Entertainment Weekly writer Leah Greenblatt praises Spielberg's ability to update those themes that were once implict: "What's surprising is how well Spielberg and Kushner massage the text to make it fresh without losing essential fidelity to the story: A trans character (Iris Menas) comes more explicitly into focus, and the teenage hooligans, beneath their ducktailed hair and rolled cuffs, pulse with a modernity that feels urgent and real. It's still the '50s, but sex and danger are more than implied here, and so are the realities of race and class."

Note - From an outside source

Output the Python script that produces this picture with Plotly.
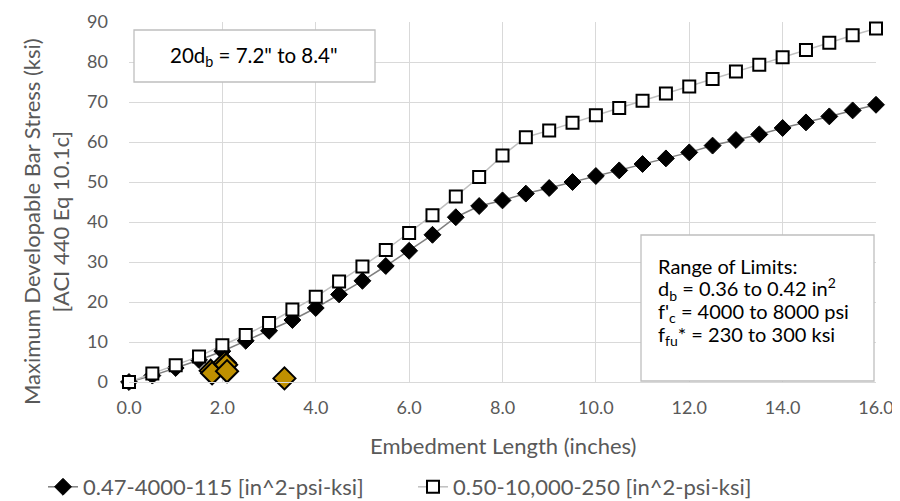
import plotly.graph_objects as go

# Embedment length (inches)
embed_len = [0.0, 0.5, 1.0, 1.5, 2.0, 2.5, 3.0, 3.5, 4.0, 4.5, 5.0, 5.5, 6.0, 6.5, 7.0, 7.5,
             8.0, 8.5, 9.0, 9.5, 10.0, 10.5, 11.0, 11.5, 12.0, 12.5, 13.0, 13.5, 14.0, 14.5,
             15.0, 15.5, 16.0]
# Series 1: 0.47-4000-115
stress_a = [0.0, 1.6, 3.5, 5.5, 7.7, 10.3, 12.8, 15.5, 18.5, 21.9, 25.3, 29.0, 32.8, 36.8,
            41.2, 44.0, 45.4, 47.1, 48.5, 50.0, 51.5, 52.9, 54.5, 55.9, 57.4, 59.1, 60.5,
            61.9, 63.5, 64.9, 66.4, 67.9, 69.3]
# Series 2: 0.50-10,000-250
stress_b = [0.0, 2.1, 4.2, 6.4, 9.2, 11.75, 14.75, 18.1, 21.3, 25.1, 28.9, 33.0, 37.25, 41.7,
            46.4, 51.25, 56.6, 61.2, 62.9, 64.8, 66.7, 68.5, 70.3, 72.1, 73.9, 75.75, 77.6,
            79.3, 81.2, 83.0, 84.8, 86.7, 88.4]
# Test points
test_x = [1.75, 1.78, 2.05, 2.08, 2.1, 3.33]
test_y = [2.8, 2.2, 4.8, 4.3, 2.7, 0.9]

name_a = "0.47-4000-115 [in^2-psi-ksi]"
name_b = "0.50-10,000-250 [in^2-psi-ksi]"
x_title = "Embedment Length (inches)"
y_title = "Maximum Developable Bar Stress (ksi)<br>[ACI 440 Eq 10.1c]"
box1_text = "20d<sub>b</sub> = 7.2\" to 8.4\""
box2_lines = ["Range of Limits:",
              "d<sub>b</sub> = 0.36 to 0.42 in<sup>2</sup>",
              "f'<sub>c</sub> = 4000 to 8000 psi",
              "f<sub>fu</sub>* = 230 to 300 ksi"]

FONT = "Lato"
TXT = "#595959"
GRID = "#d9d9d9"

# plot-area pixel frame (for placing annotations / boxes)
L, R, T, B = 121, 868, 14, 374
W, H = R - L, B - T


def px(x):
    return (x - L) / W


def py(y):
    return (B - y) / H


fig = go.Figure()
fig.add_trace(go.Scatter(
    x=embed_len, y=stress_a, mode="lines+markers", name=name_a,
    line=dict(color="#7f7f7f", width=1.5),
    marker=dict(symbol="diamond", size=13, color="black", line=dict(color="black", width=1)),
    cliponaxis=False))
fig.add_trace(go.Scatter(
    x=embed_len, y=stress_b, mode="lines+markers", name=name_b,
    line=dict(color="#bfbfbf", width=1.5),
    marker=dict(symbol="square", size=12, color="white", line=dict(color="black", width=2)),
    cliponaxis=False))
fig.add_trace(go.Scatter(
    x=test_x, y=test_y, mode="markers", showlegend=False,
    marker=dict(symbol="diamond", size=17, color="#BF9000", line=dict(color="black", width=2)),
    cliponaxis=False))

annotations = [
    dict(text=x_title, xref="paper", yref="paper",
         x=0.5, y=py(437), xanchor="center", yanchor="middle", showarrow=False,
         font=dict(family=FONT, size=22, color=TXT)),
    dict(text=y_title, xref="paper", yref="paper", x=px(38), y=py(214),
         xanchor="center", yanchor="middle", textangle=-90, showarrow=False,
         font=dict(family=FONT, size=22, color=TXT)),
    dict(text=box1_text, xref="paper", yref="paper",
         x=px(246), y=py(49), xanchor="center", yanchor="middle",
         showarrow=False, font=dict(family=FONT, size=20.5, color="black")),
]
for i, line in enumerate(box2_lines):
    annotations.append(dict(text=line, xref="paper", yref="paper", x=px(648),
                            y=py(258 + 23 * i), xanchor="left", yanchor="middle",
                            align="left", showarrow=False,
                            font=dict(family=FONT, size=20, color="black")))

fig.update_layout(
    width=900, height=501,
    margin=dict(l=L, r=900 - R, t=T, b=501 - B, autoexpand=False),
    paper_bgcolor="white", plot_bgcolor="white",
    font=dict(family=FONT, size=18, color=TXT),
    showlegend=True,
    legend=dict(orientation="h", x=px(35), xanchor="left", y=py(479), yanchor="middle",
                font=dict(family=FONT, size=22, color=TXT),
                entrywidth=325, entrywidthmode="pixels", bgcolor="rgba(0,0,0,0)"),
    xaxis=dict(range=[0, 16], dtick=2, tickformat=".1f", showgrid=True, gridcolor=GRID,
               gridwidth=1.3, zeroline=False, showline=True, linecolor=GRID, linewidth=1.3,
               ticks="", tickfont=dict(size=18, color=TXT), ticklabelstandoff=9,
               automargin=False),
    yaxis=dict(range=[0, 90], dtick=10, showgrid=True, gridcolor=GRID, gridwidth=1.3,
               zeroline=False, showline=False, ticks="",
               tickfont=dict(size=18, color=TXT), ticklabelstandoff=20, automargin=False),
    annotations=annotations,
    shapes=[
        dict(type="rect", xref="paper", yref="paper",
             x0=px(126), x1=px(367), y0=py(74), y1=py(22),
             line=dict(color="#bfbfbf", width=1.3), fillcolor="white", layer="above"),
        dict(type="rect", xref="paper", yref="paper",
             x0=px(633), x1=px(866), y0=py(373), y1=py(227),
             line=dict(color="#bfbfbf", width=1.3), fillcolor="white", layer="above"),
    ],
)

fig.write_html("out.html")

Linda Marric, writing for The Jewish Chronicle, agrees: "Spielberg has well and truly knocked it out of the park with this ingenious and gorgeously performed musical. Adding a few modern twists to this classic loved story, he has given us a visually stunning production which more than does justice to Leonard Bernstein’s timeless numbers and Jerome Robbins’s arresting choreography. Props have to be given to whoever had the genuinely brilliant idea of forgoing the English subtitles to the Spanish dialogue which makes up almost half of the film, proving once again that Spielberg is always ahead of the curve and with his finger firmly on the pulse of changing socio-political perceptions."

Needless to say, not everyone has been won over. Writing for The Independent, Clarisse Loughrey says the movie is lacking in a certain something: "Anyone who goes into Spielberg’s West Side Story expecting radical revisionism will find exactly the same themes as before, only now repeated a little more forcefully... Even the film’s strongest creative decision, to have the Latin characters shift authentically between Spanish and English as they speak, with the Spanish left unsubtitled, isn’t technically new – Lin-Manuel Miranda was hired to do exactly the same for a 2009 stage revival."